General economic environment
Germany – exports and domestic demand drive upswing
Economic recovery in Germany progressed steadily during the course of 2006. The German Council of Economic Experts and the OECD are both forecasting (as of November 2006) that Germany’s gross domestic product will grow by 2.4 percent in real terms in 2006. In November 2005, this Council of Economic Experts was still forecasting a real increase in GDP in 2006 of only 1.0 percent.
This is the highest growth rate since 2000, and the second highest growth rate in the last 10 years. According to economic researchers, strong export growth continues to fuel this positive economic development. But for the first time, a substantial upswing in domestic demand is also contributing to it. Although domestic demand is driven primarily by higher investments in equipment and construction, private consumption is also playing a significant role. Energy prices, which remained high in 2006, continued to subdue growth. Experts believe that infl ation will be around 1.8 percent.
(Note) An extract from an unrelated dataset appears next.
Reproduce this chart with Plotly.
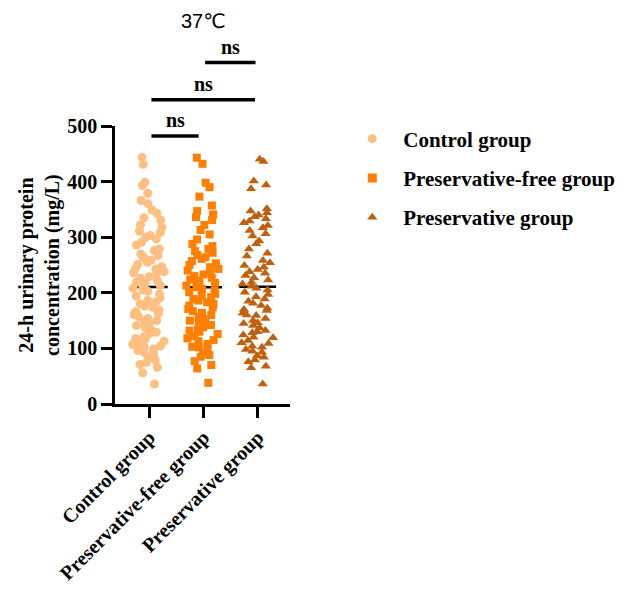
import numpy as np
import plotly.graph_objects as go

groups = ["Control group", "Preservative-free group", "Preservative group"]
colors = ["#FFBF80", "#FF7F00", "#C0600F"]
symbols = ["circle", "square", "triangle-up"]

control = [444, 431, 399, 393, 379, 366, 360, 349, 343, 335, 331, 322, 318, 311, 309,
           303, 300, 297, 291, 286, 279, 276, 270, 267, 264, 259, 255, 251, 247, 244,
           243, 238, 236, 233, 229, 226, 222, 219, 217, 213, 211, 208, 205, 203, 198,
           194, 191, 186, 184, 180, 176, 174, 169, 166, 163, 161, 157, 154, 150, 148,
           144, 141, 138, 133, 129, 126, 121, 118, 117, 113, 111, 107, 104, 103, 99,
           96, 92, 90, 84, 79, 75, 71, 66, 56, 36]
pres_free = [443, 432, 398, 390, 373, 357, 347, 341, 336, 331, 322, 313, 305, 296, 288,
             284, 279, 275, 272, 268, 264, 261, 257, 253, 250, 246, 243, 240, 237, 233,
             230, 227, 224, 221, 218, 216, 213, 210, 207, 204, 201, 198, 195, 192, 189,
             186, 183, 180, 177, 174, 171, 167, 164, 160, 157, 153, 150, 148, 146, 142,
             138, 134, 132, 130, 126, 122, 118, 115, 113, 108, 103, 102, 98, 92, 88,
             85, 77, 70, 64, 38]
pres = [440, 436, 401, 394, 387, 351, 347, 344, 340, 337, 333, 329, 326, 321, 317,
        312, 306, 302, 293, 288, 279, 271, 266, 258, 254, 249, 246, 242, 238, 235,
        231, 227, 223, 219, 216, 212, 208, 205, 201, 197, 193, 189, 185, 181, 177,
        172, 170, 168, 163, 160, 159, 154, 150, 146, 145, 141, 137, 132, 130, 128,
        124, 120, 119, 114, 110, 109, 104, 102, 98, 95, 93, 87, 84, 79, 76,
        68, 65, 36]
values = [control, pres_free, pres]

# comparisons: (from group, to group, bar height in mg/L units)
comparisons = [(0, 1, 482), (0, 2, 547), (1, 2, 614)]

XMIN, XMAX = -0.632, 2.596
YMIN, YMAX = 0, 500

def xpaper(x):
    return (x - XMIN) / (XMAX - XMIN)

def ypaper(y):
    return (y - YMIN) / (YMAX - YMIN)

serif = dict(family="Liberation Serif, Times New Roman, serif", size=20,
             color="black", weight="bold")

fig = go.Figure()
for i, (name, vals) in enumerate(zip(groups, values)):
    fig.add_trace(go.Box(
        y=vals, x0=i, width=0.64, name=name,
        boxpoints="all", jitter=1, pointpos=0,
        fillcolor="rgba(0,0,0,0)", line=dict(width=0, color="rgba(0,0,0,0)"),
        marker=dict(symbol=symbols[i], size=9 if i != 1 else 8, color=colors[i],
                    line=dict(width=0)),
        hoveron="points", showlegend=False))
    # legend entry
    fig.add_trace(go.Scatter(
        x=[None], y=[None], mode="markers", name=name, legendgroup=name,
        marker=dict(symbol=symbols[i], size=9, color=colors[i])))
    # mean line
    m = float(np.mean(vals))
    fig.add_shape(type="line", xref="x", yref="y", x0=i - 0.34, x1=i + 0.34,
                  y0=m, y1=m, line=dict(color="black", width=2.5), layer="below")

for a, b, h in comparisons:
    x0 = a + 0.04
    x1 = b - 0.05 if b - a > 1 else b - 0.09
    if a == 1:
        x0 = a + 0.03
        x1 = b - 0.04
    fig.add_shape(type="line", xref="paper", yref="paper",
                  x0=xpaper(x0), x1=xpaper(x1), y0=ypaper(h), y1=ypaper(h),
                  line=dict(color="black", width=3.5))
    fig.add_annotation(x=xpaper((x0 + x1) / 2), y=ypaper(h), xref="paper", yref="paper",
                       text="ns", showarrow=False, xanchor="center", yanchor="bottom",
                       yshift=3, font=serif)

fig.add_annotation(x=xpaper(1.0), y=ypaper(688), xref="paper", yref="paper",
                   text="37℃", showarrow=False, xanchor="center", yanchor="middle",
                   font=dict(family="Liberation Sans, Arial, DejaVu Sans", size=20,
                             color="black"))

fig.add_annotation(x=-0.435, y=0.5, xref="paper", yref="paper",
                   text="24-h urinary protein<br>concentration (mg/L)",
                   textangle=-90, showarrow=False, xanchor="center", yanchor="middle",
                   font=serif)

fig.update_layout(
    width=624, height=589,
    margin=dict(l=107, r=333, t=118, b=187),
    paper_bgcolor="white", plot_bgcolor="white",
    boxmode="overlay",
    showlegend=True,
    legend=dict(x=1.293, y=1.027, xanchor="left", yanchor="top",
                traceorder="grouped", tracegroupgap=9, itemwidth=52,
                font=dict(family="Liberation Serif, Times New Roman, serif",
                          size=21, color="black", weight="bold")),
    xaxis=dict(type="linear", range=[XMIN, XMAX], tickvals=[0, 1, 2], ticktext=groups,
               tickangle=-45, ticks="outside", ticklen=11, tickwidth=2.5,
               showline=True, linewidth=2.5, linecolor="black", tickcolor="black",
               showgrid=False, zeroline=False, tickfont=serif),
    yaxis=dict(range=[YMIN, YMAX], tickvals=[0, 100, 200, 300, 400, 500],
               ticks="outside", ticklen=11, tickwidth=2.5,
               showline=True, linewidth=2.5, linecolor="black", tickcolor="black",
               showgrid=False, zeroline=False, tickfont=serif),
)

fig.write_html("out.html")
Labor market – situation eases
Because of significant increases in capacity utilization, companies once again need labor reinforcements. This will lead to a perceptible rise in the number of employed persons, particularly employees for whom social insurance contributions are mandatory. Economists estimate an average of 4.5 million registered unemployed in 2006. This is equivalent to an approximately 0.8 percentage point reduction of the unemployment rate to 10.9 percent.
Private consumption – positive trend
Private consumption is growing in response to the recovery on the labor market, albeit with a delay. However, in response to the 19-percent VAT increase effective as of January 1, 2007, private consumption should be stimulated by advance spending in the second half of 2006. Experts are therefore forecasting a real increase in private consumption of 0.9 percent in 2006.
Retail – mood improves
The mood among German retailers improved in 2006. This is the conclusion reached by a current economic survey carried out by the German retail association, HDE, in September 2006. In view of the improved overall economic situation, issues such as consumer sentiment, discount wars, and a loss of attractiveness in inner cities have slipped into the background. The focus has now switched to the VAT increase and deregulating store opening hours. The German retail associations, BAG and HDE, are unanimous in their forecasts for 2006 that retailers in the narrow sense (i.e. retail sales excluding motor vehicles, mineral oil, and pharmacists) will record nominal sales growth for the fi rst time in four years. BAG is forecasting nominal growth between 0.5 and 1.0 percent for 2006, while HDE is forecasting a 0.75 percent increase in revenues. In real terms, however, this translates as zero growth.
Europe – recovery on a wider foundation
Economic growth in the Eurozone in 2006 took a positive turn. The German Council of Economic Experts is forecasting overall economic growth of 2.7 percent for 2006. Although this is only slightly above the previous year, the upturn has a broader foundation. This is demonstrated by considerably narrower discrepancies between the growth rates of the individual member states. The particularly vigorous economic recovery in Germany has a stimulating effect on the other member states in the Eurozone. Experts believe that private consumption in the Eurozone will increase by 2.6 percent in 2006. This is primarily due to favorable developments on the European job market.
Economic growth was even more dynamic in the 10 southern and eastern European countries that joined the European Union on May 1, 2004. The Council of Economic Experts estimates economic growth in these countries at 5.5 percent for 2006. The economy in the Eurozone not only causes a strong increase in exports, but domestic demand has also increased as a result of a high level of capital expenditure. The easing up the job market leads experts to predict substantial increases in private consumption as well.